Social, Political and Economic Context

Emperor
The chief of several clans became the Emperor when one of his class took political power. Figurehead.

The Emperor and the imperial family had the highest social status. He was a figurehead, a leader in name only. He was the religious leader, but had little political power, and in reality was under control of the shogun's clan. Economically, the people of all other classes of society provided for the Emperor and his court.

Shogun
The shogun was part of the warrior class, and considered to be a noble. Real ruler of Japan.

The shogun was the military leader of the most powerful of the Emperor's clans. The clans often fought to acquire this high social status. The shogun was the actual political ruler. He had a high social status and those of the other classes provided for his economic needs in return for protection and privileges (e.g., a small portion of land, some of the produce of the land).

Daimyos
Part of the warrior class. They were nobles at the top of the samurai class.

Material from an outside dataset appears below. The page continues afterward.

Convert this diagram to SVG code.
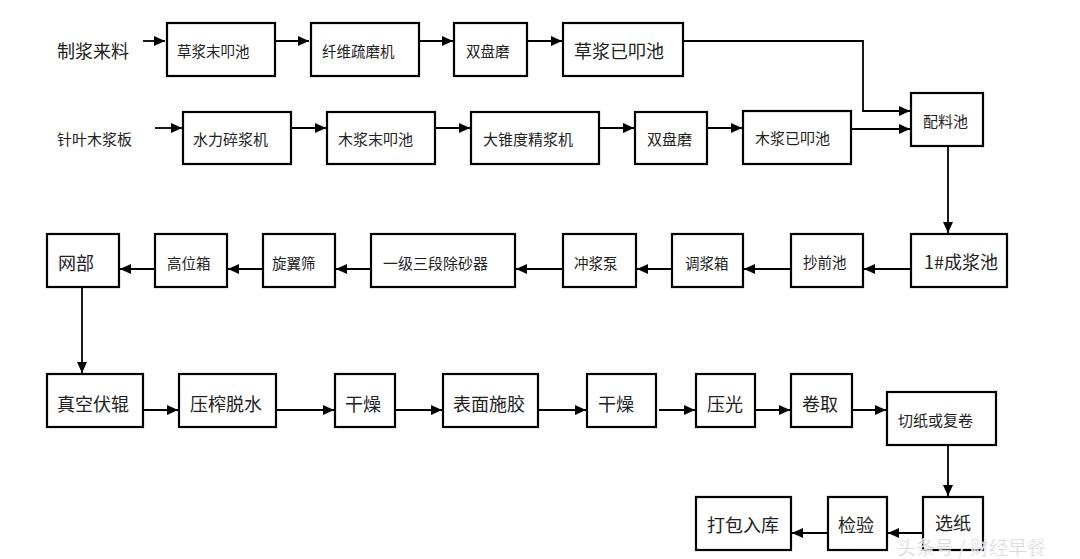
<svg xmlns="http://www.w3.org/2000/svg" width="1080" height="559" viewBox="0 0 1080 559">
<style>
.b{fill:#fff;stroke:#000;stroke-width:2.2}
.t{font-family:"Noto Sans CJK SC","Liberation Serif",sans-serif;fill:#222;dominant-baseline:central}
.s{font-size:14.5px}
.m{font-size:15px}
.l{font-size:18px}
.c{fill:none;stroke:#000;stroke-width:1.8}
</style>
<defs>
<marker id="a" markerUnits="userSpaceOnUse" markerWidth="12" markerHeight="10" refX="11" refY="5" orient="auto">
<path d="M0,0 L11,5 L0,10 Z" fill="#000"/>
</marker>
</defs>
<rect width="1080" height="559" fill="#fff"/>
<g id="connectors">
<path class="c" d="M143,41 H165" marker-end="url(#a)"/>
<path class="c" d="M276,41 H309" marker-end="url(#a)"/>
<path class="c" d="M419,41 H453" marker-end="url(#a)"/>
<path class="c" d="M527,41 H562" marker-end="url(#a)"/>
<path class="c" d="M683,41 H863 V111 H910" marker-end="url(#a)"/>
<path class="c" d="M155,128 H182" marker-end="url(#a)"/>
<path class="c" d="M291,128 H326" marker-end="url(#a)"/>
<path class="c" d="M435,128 H470" marker-end="url(#a)"/>
<path class="c" d="M599,128 H634" marker-end="url(#a)"/>
<path class="c" d="M707,128 H742" marker-end="url(#a)"/>
<path class="c" d="M851,129 H910" marker-end="url(#a)"/>
<path class="c" d="M948,146 V233" marker-end="url(#a)"/>
<path class="c" d="M911,269 H864" marker-end="url(#a)"/>
<path class="c" d="M791,269 H744" marker-end="url(#a)"/>
<path class="c" d="M672,269 H637" marker-end="url(#a)"/>
<path class="c" d="M563,269 H516" marker-end="url(#a)"/>
<path class="c" d="M371,269 H336" marker-end="url(#a)"/>
<path class="c" d="M263,269 H228" marker-end="url(#a)"/>
<path class="c" d="M155,269 H120" marker-end="url(#a)"/>
<path class="c" d="M82,287 V373" marker-end="url(#a)"/>
<path class="c" d="M143,410 H178" marker-end="url(#a)"/>
<path class="c" d="M276,410 H334" marker-end="url(#a)"/>
<path class="c" d="M395,410 H442" marker-end="url(#a)"/>
<path class="c" d="M538,410 H586" marker-end="url(#a)"/>
<path class="c" d="M659,410 H695" marker-end="url(#a)"/>
<path class="c" d="M755,410 H790" marker-end="url(#a)"/>
<path class="c" d="M852,410 H886" marker-end="url(#a)"/>
<path class="c" d="M948,445 V496" marker-end="url(#a)"/>
<path class="c" d="M923,533 H888" marker-end="url(#a)"/>
<path class="c" d="M828,533 H792" marker-end="url(#a)"/>
</g>
<g id="src1"><text class="t l" x="57" y="50">制浆来料</text></g>
<g id="src2"><text class="t m" x="57" y="138">针叶木浆板</text></g>
<g id="n1"><rect class="b" x="167" y="23" width="108" height="53"/><text class="t s" x="177" y="50">草浆末叩池</text></g>
<g id="n2"><rect class="b" x="311" y="23" width="108" height="53"/><text class="t s" x="322" y="50">纤维疏磨机</text></g>
<g id="n3"><rect class="b" x="454" y="23" width="73" height="53"/><text class="t s" x="466" y="50">双盘磨</text></g>
<g id="n4"><rect class="b" x="563" y="23" width="120" height="53"/><text class="t l" x="574" y="50">草浆已叩池</text></g>
<g id="n5"><rect class="b" x="183" y="112" width="108" height="52"/><text class="t m" x="193" y="138">水力碎浆机</text></g>
<g id="n6"><rect class="b" x="327" y="112" width="108" height="52"/><text class="t m" x="338" y="138">木浆末叩池</text></g>
<g id="n7"><rect class="b" x="471" y="112" width="128" height="52"/><text class="t m" x="483" y="138">大锥度精浆机</text></g>
<g id="n8"><rect class="b" x="635" y="112" width="72" height="52"/><text class="t m" x="647" y="138">双盘磨</text></g>
<g id="n9"><rect class="b" x="743" y="111" width="108" height="53"/><text class="t m" x="755" y="137">木浆已叩池</text></g>
<g id="n10"><rect class="b" x="911" y="93" width="72" height="53"/><text class="t m" x="923" y="120">配料池</text></g>
<g id="n11"><rect class="b" x="911" y="234" width="96" height="53"/><text class="t l" x="924" y="261">1#成浆池</text></g>
<g id="n12"><rect class="b" x="791" y="234" width="72" height="53"/><text class="t s" x="803" y="261">抄前池</text></g>
<g id="n13"><rect class="b" x="672" y="234" width="71" height="53"/><text class="t s" x="685" y="262">调浆箱</text></g>
<g id="n14"><rect class="b" x="563" y="234" width="73" height="53"/><text class="t s" x="574" y="262">冲浆泵</text></g>
<g id="n15"><rect class="b" x="371" y="234" width="144" height="53"/><text class="t m" x="383" y="262">一级三段除砂器</text></g>
<g id="n16"><rect class="b" x="263" y="234" width="72" height="53"/><text class="t s" x="272" y="262">旋翼筛</text></g>
<g id="n17"><rect class="b" x="155" y="234" width="72" height="53"/><text class="t s" x="167" y="262">高位箱</text></g>
<g id="n18"><rect class="b" x="47" y="234" width="72" height="53"/><text class="t l" x="58" y="262">网部</text></g>
<g id="n19"><rect class="b" x="47" y="374" width="96" height="53"/><text class="t l" x="57" y="403">真空伏辊</text></g>
<g id="n20"><rect class="b" x="179" y="374" width="97" height="53"/><text class="t l" x="190" y="403">压榨脱水</text></g>
<g id="n21"><rect class="b" x="335" y="374" width="60" height="53"/><text class="t l" x="345" y="403">干燥</text></g>
<g id="n22"><rect class="b" x="443" y="374" width="95" height="53"/><text class="t l" x="453" y="403">表面施胶</text></g>
<g id="n23"><rect class="b" x="587" y="374" width="69" height="53"/><text class="t l" x="598" y="403">干燥</text></g>
<g id="n24"><rect class="b" x="696" y="374" width="59" height="53"/><text class="t l" x="707" y="403">压光</text></g>
<g id="n25"><rect class="b" x="791" y="374" width="61" height="53"/><text class="t l" x="802" y="403">卷取</text></g>
<g id="n26"><rect class="b" x="887" y="392" width="109" height="53"/><text class="t m" x="898" y="419">切纸或复卷</text></g>
<g id="n27"><rect class="b" x="923" y="497" width="60" height="53"/><text class="t l" x="935" y="522">选纸</text></g>
<g id="n28"><rect class="b" x="828" y="497" width="59" height="53"/><text class="t l" x="838" y="524">检验</text></g>
<g id="n29"><rect class="b" x="696" y="497" width="95" height="53"/><text class="t l" x="707" y="524">打包入库</text></g>
<g id="watermark"><text x="897" y="546" font-family="Noto Sans CJK SC, sans-serif" font-size="19" fill="#c8c8c8" fill-opacity="0.9" stroke="#fff" stroke-width="0.5" dominant-baseline="central">头条号 / 财经早餐</text></g>
</svg>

The daimyos were the shogun's representatives. They ran the estates according to the shogun's rules. Their swords were their most valuable possessions because they were required to use them often to demonstrate their loyalty to the shogun. They had high social status as members of the warrior class. They lived in huge castles surrounded by moats.

Samurai
members of the warrior class.

The samurai were professional warriors of the military aristocracy. They were loyal to the shogun and daimyos, in whose castles they resided. Their position gave them fairly high social status, but little political power. Their economic needs were met by lower classes similar to the arrangement with the daimyos and the shogun.

Ronin
paid soldiers whose loyalty was with the leader they defended at the time.

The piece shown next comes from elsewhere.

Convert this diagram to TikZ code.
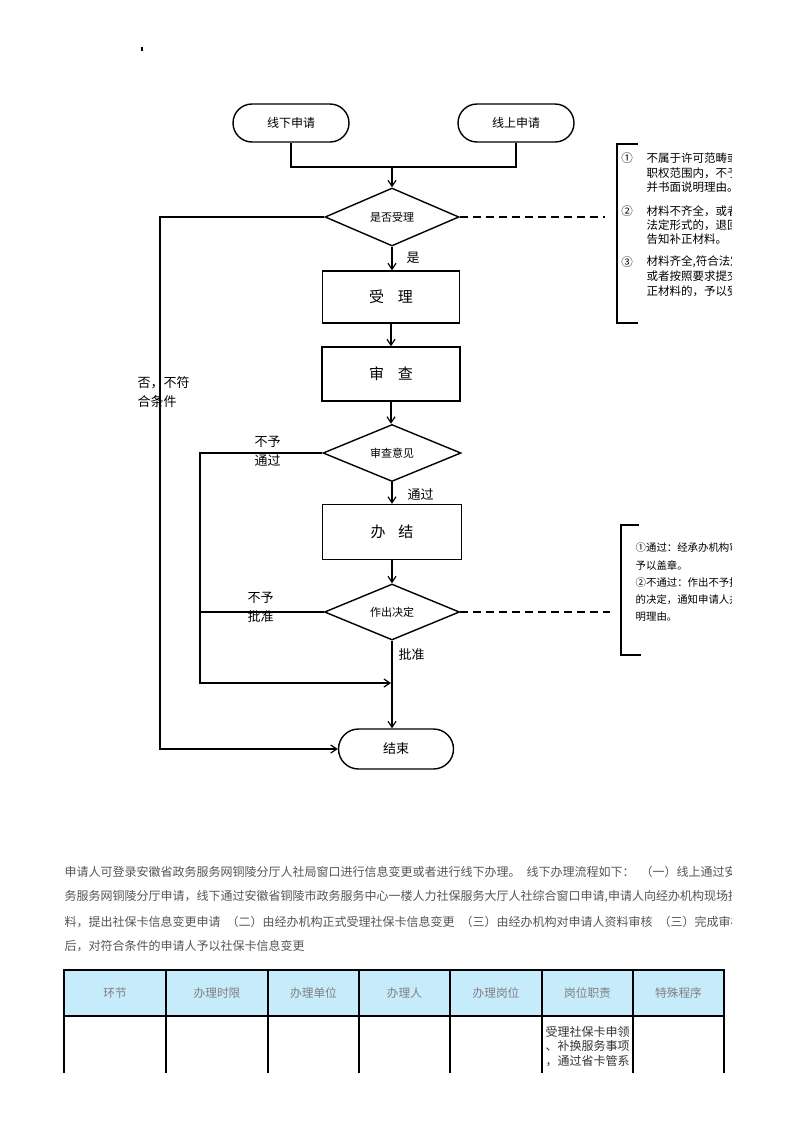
\documentclass[tikz,border=0pt]{standalone}
\usepackage{fontspec}
\newfontfamily\cjk{Noto Sans CJK SC}
\usetikzlibrary{arrows.meta,shapes.geometric}
\newcommand\fsz[2]{\fontsize{#1pt}{#2pt}\selectfont}
\definecolor{hdrblue}{RGB}{198,235,250}
\definecolor{bodygray}{RGB}{85,85,85}
\definecolor{hdrgray}{RGB}{128,128,128}
\begin{document}
\begin{tikzpicture}[x=1pt,y=-1pt,line width=1.4pt,
  every node/.style={font=\cjk},
  term/.style={draw,rounded corners=19pt,minimum width=116pt,minimum height=38pt,inner sep=0pt,font=\cjk\fsz{12}{14}},
  proc/.style={draw,minimum width=138pt,minimum height=53pt,inner sep=0pt,font=\cjk\fsz{15}{18}},
  dec/.style={draw,diamond,aspect=2.4,minimum width=136pt,minimum height=57pt,inner sep=0pt,font=\cjk\fsz{11}{13}},
  arr/.style={-{Straight Barb[length=6pt,width=8pt,line width=1.2pt]}},
  lab/.style={font=\cjk\fsz{13}{19},align=left,inner sep=0pt},
  brk/.style={font=\cjk\fsz{11.5}{14},inner sep=0pt,anchor=west},
  brkb/.style={font=\cjk\fsz{10.4}{12},inner sep=0pt,anchor=west},
  body/.style={font=\cjk\fsz{12}{14},text=bodygray,inner sep=0pt,anchor=west},
  hdr/.style={font=\cjk\fsz{11.7}{14},text=hdrgray,inner sep=0pt},
  dsh/.style={dash pattern=on 8pt off 5pt}
]
\useasboundingbox (0,0) rectangle (793,1122);
\fill[white] (0,0) rectangle (793,1122);
\fill (141,47) rectangle (143,51);

% flowchart nodes
\node[term] (off) at (291,123) {线下申请};
\node[term] (on) at (516,123) {线上申请};
\node[dec,minimum width=134pt,minimum height=58pt] (d1) at (392,217) {是否受理};
\node[proc,minimum width=137pt,minimum height=52pt] (acc) at (391,297) {受\hspace{14pt}理};
\node[proc,minimum width=138pt,minimum height=54pt] (rev) at (391,374) {审\hspace{14pt}查};
\node[dec,minimum width=138pt,minimum height=57pt] (d2) at (392,453) {审查意见};
\node[proc,minimum width=139pt,minimum height=55pt] (fin) at (392,532) {办\hspace{13pt}结};
\node[dec,minimum width=135pt,minimum height=56pt] (d3) at (392,612) {作出决定};
\node[term,minimum width=115pt,minimum height=40pt,rounded corners=20pt,font=\cjk\fsz{13}{15}] (end) at (396,749) {结束};

% connectors
\coordinate (j) at (392,167);
\draw (off.south) |- (j);
\draw (on.south) |- (j);
\draw[arr] (j) -- (d1.north);
\draw[arr] (d1.south) -- (d1.south |- acc.north);
\draw[arr] (acc.south) -- (rev.north);
\draw[arr] (rev.south) -- (rev.south |- d2.north);
\draw[arr] (d2.south) -- (d2.south |- fin.north);
\draw[arr] (fin.south) -- (d3.north);
\draw[arr] (d3.south) -- (d3.south |- end.north);

\coordinate (c1) at (160,217);
\draw[arr] (d1.west) -- (c1) |- (end.west);
\coordinate (c2) at (200,453);
\coordinate (c3) at (391,683);
\draw[arr] (d2.west) -- (c2) |- (c3);
\coordinate (c4) at (200,612);
\draw (d3.west) -- (c4);

\coordinate (b1) at (605,217);
\draw[dsh] (d1.east) -- (b1);
\coordinate (b2) at (610,612);
\draw[dsh] (d3.east) -- (b2);

% brackets
\draw (638,144) -- (617,144) -- (617,323) -- (638,323);
\draw (639,525) -- (621,525) -- (621,655) -- (641,655);

% labels
\node[lab,anchor=west] (lno) at (137,392.5) {否，不符\\合条件};
\node[lab,anchor=west] (lnp) at (254,451) {不予\\通过};
\node[lab,anchor=west] (lnb) at (247,607) {不予\\批准};
\node[lab,anchor=west] (lyes) at (406,258) {是};
\node[lab,anchor=west] (lpass) at (407,495) {通过};
\node[lab,anchor=west] (lok) at (398,655) {批准};

% bracket texts
\begin{scope}
\clip (600,130) rectangle (731,340);
\node[brk,anchor=center] (n1) at (627,158) {①};
\node[brk] (t1) at (646,158) {不属于许可范畴或者不在本机关};
\node[brk] (t2) at (646,173) {职权范围内，不予受理};
\node[brk] (t3) at (646,187.5) {并书面说明理由。};
\node[brk,anchor=center] (n2) at (627,211) {②};
\node[brk] (t4) at (646,211) {材料不齐全，或者不符合};
\node[brk] (t5) at (646,225) {法定形式的，退回并一次性};
\node[brk] (t6) at (646,239) {告知补正材料。};
\node[brk,anchor=center] (n3) at (627,262) {③};
\node[brk] (t7) at (646,262) {材料齐全,符合法定形式，};
\node[brk] (t8) at (646,276.5) {或者按照要求提交全部补};
\node[brk] (t9) at (646,291) {正材料的，予以受理。};
\end{scope}
\begin{scope}
\clip (600,520) rectangle (731,660);
\node[brkb] (u1) at (635,548) {①通过：经承办机构审核通过，};
\node[brkb] (u2) at (635,565) {予以盖章。};
\node[brkb] (u3) at (635,583) {②不通过：作出不予批准};
\node[brkb] (u4) at (635,600) {的决定，通知申请人并说};
\node[brkb] (u5) at (635,617) {明理由。};
\end{scope}

% body text
\begin{scope}
\clip (60,855) rectangle (731,960);
\node[body] (p1) at (64,872) {申请人可登录安徽省政务服务网铜陵分厅人社局窗口进行信息变更或者进行线下办理。\hspace{6pt}线下办理流程如下：\hspace{6pt}（一）线上通过安徽省政};
\node[body] (p2) at (64,897) {务服务网铜陵分厅申请，线下通过安徽省铜陵市政务服务中心一楼人力社保服务大厅人社综合窗口申请,申请人向经办机构现场提交资};
\node[body] (p3) at (64,921.5) {料，提出社保卡信息变更申请\hspace{6pt}（二）由经办机构正式受理社保卡信息变更\hspace{6pt}（三）由经办机构对申请人资料审核\hspace{6pt}（三）完成审核};
\node[body] (p4) at (64,946) {后，对符合条件的申请人予以社保卡信息变更};
\end{scope}

% table
\fill[hdrblue] (64,970) rectangle (724,1016);
\draw[line width=1.2pt] (63.4,970) -- (724.6,970);
\draw[line width=1.8pt] (63.4,1016) -- (724.6,1016);
\foreach \x in {64,166,268,359,450,542,633,724} \draw[line width=1.3pt] (\x,970) -- (\x,1073);
\node[hdr] (h1) at (115,993) {环节};
\node[hdr] (h2) at (217,993) {办理时限};
\node[hdr] (h3) at (313.5,993) {办理单位};
\node[hdr] (h4) at (404.5,993) {办理人};
\node[hdr] (h5) at (496,993) {办理岗位};
\node[hdr] (h6) at (587.5,993) {岗位职责};
\node[hdr] (h7) at (678.5,993) {特殊程序};
\node[anchor=north west,align=left,font=\cjk\fsz{12}{14.5},text=black!80,inner sep=0pt] (cell) at (545,1025.5) {受理社保卡申领\\、补换服务事项\\，通过省卡管系};
\end{tikzpicture}
\end{document}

The ronin were wandering samurai who had no daimyos. They worked as body guards for rich merchants or as paid soldiers during civil war. They had low social status, no political power and depended on others for their economic well-being.

Peasants
the largest class, constituting 90% of the population.

Included farmers and fishermen. Had very low social status, no political power, very poor. Valued because they produced the food for all other classes, and often made the material for clothing. Paid taxes to the daimyos and shogun in the form of rice and work. Often peasants starved when they had to give up more than two-thirds of the year's crops to the upper classes in return for being able to remain on the land.

Artisans
craftspeople who made a variety of wood and metal products.

The artisan crafted a variety of products including art, cooking pots, fish hooks, farm tools, utensils, ship anchors and swords. The artisans, who were well-known for their exceptional swords, were highly respected. However, on the whole, this class was not as respected as peasants because they did not produce food.


Merchants

The merchants sold goods and produce made by others.

The merchants were of very low social status and seen as unimportant because they produced nothing of value and lived off the efforts of others' work. So low was the respect for these sellers that, often, they were made to live in separate locations and not allowed to mix with other classes except to do business.


Your social class ____________________________

After reading descriptions of each of the social classes, ruminate [think deeply about] on the following questions: What do you think your social class would answer?





  1. What is your role in society? Be descriptive!



  1. Are there any distinctive qualities regarding your social class?

3. How would you describe your quality of life? Why?





  1. Which social class is above you? Below?



5. Write a THESIS Comparing and contrasting the feudal systems of Japan and Western Europe during the medieval period.